The show begins with John, a part-time game show host and part-time substitute teacher. His job is to get the audience involved. With bizarre make up and diverting theatrics, he keeps the crowd amused, at all costs. As the story progresses, the more serious scenes involve more dangerous acts. The aerial contortion in silk act is one that displays the perplexity of balance on silk. A woman is suspended in the air only by two long portions of silk that is holding her up. She maneuvers the silk into numerous positions that allow her to intertwine, clasp and dislodge herself in mid-air temporarily, defying gravity. She performs this feat to melancholy music while captivating the audience into the serene atmosphere. One of the most compelling scenes of the show is the statue act. It contains two performers of immaculate flexibility and pure strength. Together, they balance and suspend off of each other through persistent concentration to achieve indescribable angles. These acts give the circus a more profound meaning by testing the true inner strength of the human body.

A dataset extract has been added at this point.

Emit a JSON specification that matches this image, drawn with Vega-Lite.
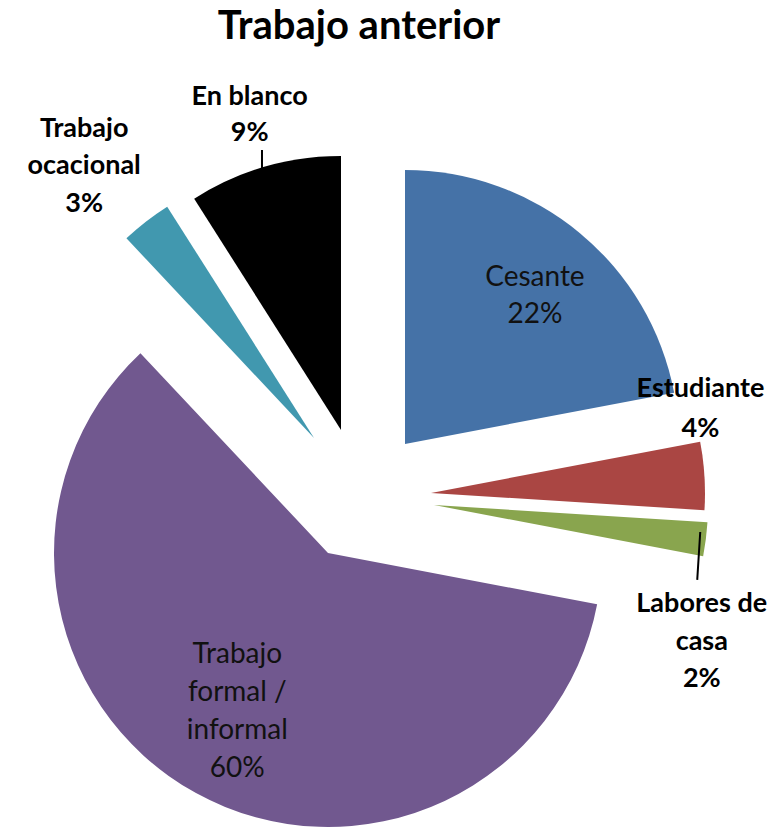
{
  "$schema": "https://vega.github.io/schema/vega-lite/v6.json",
  "width": 784,
  "height": 829,
  "autosize": {"type": "fit", "contains": "padding"},
  "padding": {"top": 7, "left": 0, "right": 0, "bottom": 0},
  "background": "white",
  "config": {"view": {"stroke": null}, "font": "Lato"},
  "title": {"text": "Trabajo anterior", "font": "Lato", "fontSize": 40, "fontWeight": "bold", "color": "#000", "anchor": "middle", "dx": -33, "offset": 8},
  "data": {"values": [
    {"cat": "Cesante", "value": 22, "order": 1, "label": "Cesante\n22%"},
    {"cat": "Estudiante", "value": 4, "order": 2, "label": "Estudiante\n4%"},
    {"cat": "Labores de casa", "value": 2, "order": 3, "label": "Labores de\ncasa\n2%"},
    {"cat": "Trabajo formal / informal", "value": 60, "order": 4, "label": "Trabajo\nformal /\ninformal\n60%"},
    {"cat": "Trabajo ocacional", "value": 3, "order": 5, "label": "Trabajo\nocacional\n3%"},
    {"cat": "En blanco", "value": 9, "order": 6, "label": "En blanco\n9%"}
  ]},
  "transform": [
    {"stack": "value", "groupby": [], "sort": [{"field": "order", "order": "ascending"}], "as": ["t0", "t1"]},
    {"calculate": "(datum.t0 + datum.t1) / 2", "as": "mid"}
  ],
  "layer": [
    {"transform": [{"filter": "datum.cat === 'Cesante'"}],
     "mark": {"type": "arc", "outerRadius": 274, "xOffset": 13, "yOffset": 2},
     "encoding": {"theta": {"field": "t0", "type": "quantitative", "stack": null, "scale": {"domain": [0, 100]}}, "theta2": {"field": "t1"},
       "color": {"field": "cat", "type": "nominal", "legend": null, "scale": {"domain": ["Cesante", "Estudiante", "Labores de casa", "Trabajo formal / informal", "Trabajo ocacional", "En blanco"], "range": ["#4572A7", "#AA4643", "#89A54E", "#71588F", "#4198AF", "#000000"]}}}},
    {"transform": [{"filter": "datum.cat === 'Estudiante'"}],
     "mark": {"type": "arc", "outerRadius": 274, "xOffset": 39, "yOffset": 51},
     "encoding": {"theta": {"field": "t0", "type": "quantitative", "stack": null, "scale": {"domain": [0, 100]}}, "theta2": {"field": "t1"},
       "color": {"field": "cat", "type": "nominal", "legend": null}}},
    {"transform": [{"filter": "datum.cat === 'Labores de casa'"}],
     "mark": {"type": "arc", "outerRadius": 274, "xOffset": 42, "yOffset": 63},
     "encoding": {"theta": {"field": "t0", "type": "quantitative", "stack": null, "scale": {"domain": [0, 100]}}, "theta2": {"field": "t1"},
       "color": {"field": "cat", "type": "nominal", "legend": null}}},
    {"transform": [{"filter": "datum.cat === 'Trabajo formal / informal'"}],
     "mark": {"type": "arc", "outerRadius": 274, "xOffset": -64, "yOffset": 111},
     "encoding": {"theta": {"field": "t0", "type": "quantitative", "stack": null, "scale": {"domain": [0, 100]}}, "theta2": {"field": "t1"},
       "color": {"field": "cat", "type": "nominal", "legend": null}}},
    {"transform": [{"filter": "datum.cat === 'Trabajo ocacional'"}],
     "mark": {"type": "arc", "outerRadius": 274, "xOffset": -78, "yOffset": -4},
     "encoding": {"theta": {"field": "t0", "type": "quantitative", "stack": null, "scale": {"domain": [0, 100]}}, "theta2": {"field": "t1"},
       "color": {"field": "cat", "type": "nominal", "legend": null}}},
    {"transform": [{"filter": "datum.cat === 'En blanco'"}],
     "mark": {"type": "arc", "outerRadius": 274, "xOffset": -51, "yOffset": -12},
     "encoding": {"theta": {"field": "t0", "type": "quantitative", "stack": null, "scale": {"domain": [0, 100]}}, "theta2": {"field": "t1"},
       "color": {"field": "cat", "type": "nominal", "legend": null}}},

    {"transform": [{"filter": "datum.cat === 'En blanco'"}],
     "mark": {"type": "arc", "innerRadius": 261, "outerRadius": 281, "thetaOffset": 0.2827, "theta2Offset": 0.2827, "xOffset": -130, "yOffset": -11, "stroke": "#000", "strokeWidth": 2, "fillOpacity": 0},
     "encoding": {"theta": {"field": "mid", "type": "quantitative", "stack": null, "scale": {"domain": [0, 100]}}, "theta2": {"field": "mid"}}},
    {"transform": [{"filter": "datum.cat === 'Labores de casa'"}],
     "mark": {"type": "arc", "innerRadius": 28, "outerRadius": 76, "thetaOffset": 1.5079, "theta2Offset": 1.5079, "xOffset": 310, "yOffset": 62, "stroke": "#000", "strokeWidth": 2, "fillOpacity": 0},
     "encoding": {"theta": {"field": "mid", "type": "quantitative", "stack": null, "scale": {"domain": [0, 100]}}, "theta2": {"field": "mid"}}},

    {"transform": [{"filter": "datum.cat === 'Cesante'"}],
     "mark": {"type": "text", "radius": 196, "xOffset": 13, "yOffset": 3, "dx": 5, "dy": -16, "lineBreak": "\n", "lineHeight": 37, "fontSize": 28, "font": "Lato", "color": "#111", "align": "center", "baseline": "middle"},
     "encoding": {"theta": {"field": "mid", "type": "quantitative", "stack": null, "scale": {"domain": [0, 100]}}, "text": {"field": "label"}}},
    {"transform": [{"filter": "datum.cat === 'Trabajo formal / informal'"}],
     "mark": {"type": "text", "radius": 182, "xOffset": -64, "yOffset": 113, "dx": -3, "dy": -59, "lineBreak": "\n", "lineHeight": 38, "fontSize": 28, "font": "Lato", "color": "#111", "align": "center", "baseline": "middle"},
     "encoding": {"theta": {"field": "mid", "type": "quantitative", "stack": null, "scale": {"domain": [0, 100]}}, "text": {"field": "label"}}},
    {"transform": [{"filter": "datum.cat === 'Estudiante'"}],
     "mark": {"type": "text", "radius": 274, "xOffset": 39, "yOffset": 52, "dx": -4, "dy": -88, "lineBreak": "\n", "lineHeight": 40, "fontSize": 27, "fontWeight": "bold", "font": "Lato", "color": "#000", "align": "center", "baseline": "middle"},
     "encoding": {"theta": {"field": "mid", "type": "quantitative", "stack": null, "scale": {"domain": [0, 100]}}, "text": {"field": "label"}}},
    {"transform": [{"filter": "datum.cat === 'Labores de casa'"}],
     "mark": {"type": "text", "radius": 283, "xOffset": 42, "yOffset": 64, "dx": -13, "dy": 63, "lineBreak": "\n", "lineHeight": 37.5, "fontSize": 27, "fontWeight": "bold", "font": "Lato", "color": "#000", "align": "center", "baseline": "middle"},
     "encoding": {"theta": {"field": "mid", "type": "quantitative", "stack": null, "scale": {"domain": [0, 100]}}, "text": {"field": "label"}}},
    {"transform": [{"filter": "datum.cat === 'Trabajo ocacional'"}],
     "mark": {"type": "text", "radius": 357, "xOffset": -78, "yOffset": -3, "dx": -11, "dy": -28, "lineBreak": "\n", "lineHeight": 37.5, "fontSize": 27, "fontWeight": "bold", "font": "Lato", "color": "#000", "align": "center", "baseline": "middle"},
     "encoding": {"theta": {"field": "mid", "type": "quantitative", "stack": null, "scale": {"domain": [0, 100]}}, "text": {"field": "label"}}},
    {"transform": [{"filter": "datum.cat === 'En blanco'"}],
     "mark": {"type": "text", "radius": 331, "xOffset": -51, "yOffset": -11, "dx": 1, "dy": -16, "lineBreak": "\n", "lineHeight": 36, "fontSize": 27, "fontWeight": "bold", "font": "Lato", "color": "#000", "align": "center", "baseline": "middle"},
     "encoding": {"theta": {"field": "mid", "type": "quantitative", "stack": null, "scale": {"domain": [0, 100]}}, "text": {"field": "label"}}}
  ]
}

For the young at heart, there are a view acts that relate to a traditional feel of the circus. The scene that premieres the clown is one that displays this conventional act in a whole new light. This act is no common clown act with balloon animals and trick flowers; the scene involves a clown dressed in suit and hat and without make-up. For this act the backlights are brought up for the clown to get a better view of the audience. The act is entirely interactive with the spectators. He comes out with an old-fashioned movie camera and a slate used by onlookers he chooses from the crowd to act out his paramount movie. This scene is at a point in the play where the story leaves from a dramatic performance to provide the audience with a little comic relief. The diabolos scene takes yo-yoing to a whole different level. A diabolo or Chinese yo-yo is a child’s game that contains a spool and a string tied to two sticks. However, this common game is reengineered into an impressive skill. The scene involves a man with a string and a diabolo. He starts out displaying his talent with one yo-yo by tossing it in the air at unbelievable heights and having it land perfectly. As the act progresses he adds additional yo-yos, tossing and catching them, engrossing the audience with his rhythmic rendition of this classical game.

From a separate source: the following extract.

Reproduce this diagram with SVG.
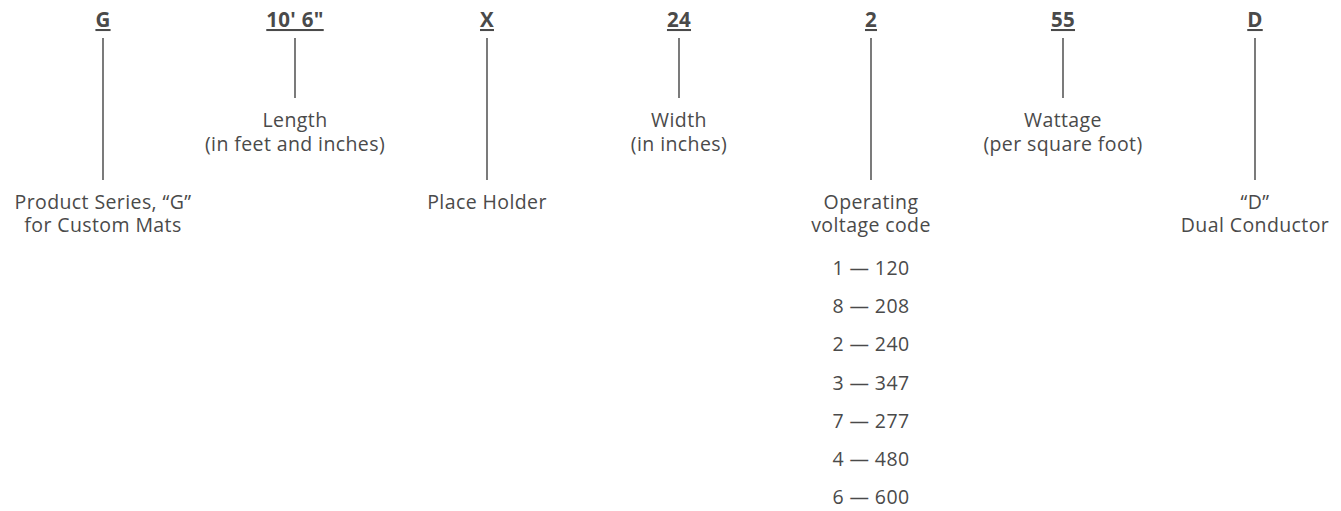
<svg xmlns="http://www.w3.org/2000/svg" width="1341" height="511" viewBox="0 0 1341 511">
<style>
text{font-family:"Open Sans","Noto Sans","Liberation Sans",sans-serif;fill:#4a4a4a;font-size:19.5px;letter-spacing:0.4px;text-anchor:middle}
.code{font-weight:bold;font-size:20.5px;letter-spacing:0.3px;text-decoration:underline}
.conn line{stroke:#222;stroke-width:1.2}
</style>
<rect width="1341" height="511" fill="#fff"/>
<g class="conn" id="connectors">
<line x1="103" y1="38" x2="103" y2="180"/>
<line x1="295" y1="38" x2="295" y2="98"/>
<line x1="487" y1="38" x2="487" y2="180"/>
<line x1="679" y1="38" x2="679" y2="98"/>
<line x1="871" y1="38" x2="871" y2="180"/>
<line x1="1063" y1="38" x2="1063" y2="98"/>
<line x1="1255" y1="38" x2="1255" y2="180"/>
</g>
<g id="node-g"><text class="code" x="103" y="27">G</text><text x="103" y="209">Product Series, “G”</text><text x="103" y="232">for Custom Mats</text></g>
<g id="node-length"><text class="code" x="295" y="27">10' 6"</text><text x="295" y="127">Length</text><text x="295" y="151">(in feet and inches)</text></g>
<g id="node-x"><text class="code" x="487" y="27">X</text><text x="487" y="209">Place Holder</text></g>
<g id="node-width"><text class="code" x="679" y="27">24</text><text x="679" y="127">Width</text><text x="679" y="151">(in inches)</text></g>
<g id="node-voltage"><text class="code" x="871" y="27">2</text><text x="871" y="209">Operating</text><text x="871" y="232">voltage code</text>
<text x="871" y="275">1 — 120</text><text x="871" y="313">8 — 208</text><text x="871" y="351">2 — 240</text><text x="871" y="390">3 — 347</text><text x="871" y="428">7 — 277</text><text x="871" y="466">4 — 480</text><text x="871" y="504">6 — 600</text></g>
<g id="node-wattage"><text class="code" x="1063" y="27">55</text><text x="1063" y="127">Wattage</text><text x="1063" y="151">(per square foot)</text></g>
<g id="node-d"><text class="code" x="1255" y="27">D</text><text x="1255" y="209">“D”</text><text x="1255" y="232">Dual Conductor</text></g>
</svg>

Another traditional act in any circus is juggling. The juggler uses red spheres, a bowler hat, umbrella and briefcase to display his talent. Normal jugglers tend to use the same objects; however, this juggler uses at least four spheres and an umbrella, all while balancing a sphere on his nose. These performances, though common for a circus, all add a touch of charisma that is unique to this contemporary circus.
Don’t underestimate this circus as a usual show. It uses traditional themes to entice you and a story line that will hypnotize you. With many unfathomable mid-air acts, it makes you question what your eyes are seeing. Cirque du Soleil’s “quidam” is an enchanting world where everyone’s imagination comes to life. Prepare to be in awe of this performance and stunned by the characters, acts and witty storytelling that will blow you away. Cirque du Soleil is no ordinary circus but a genre of its own.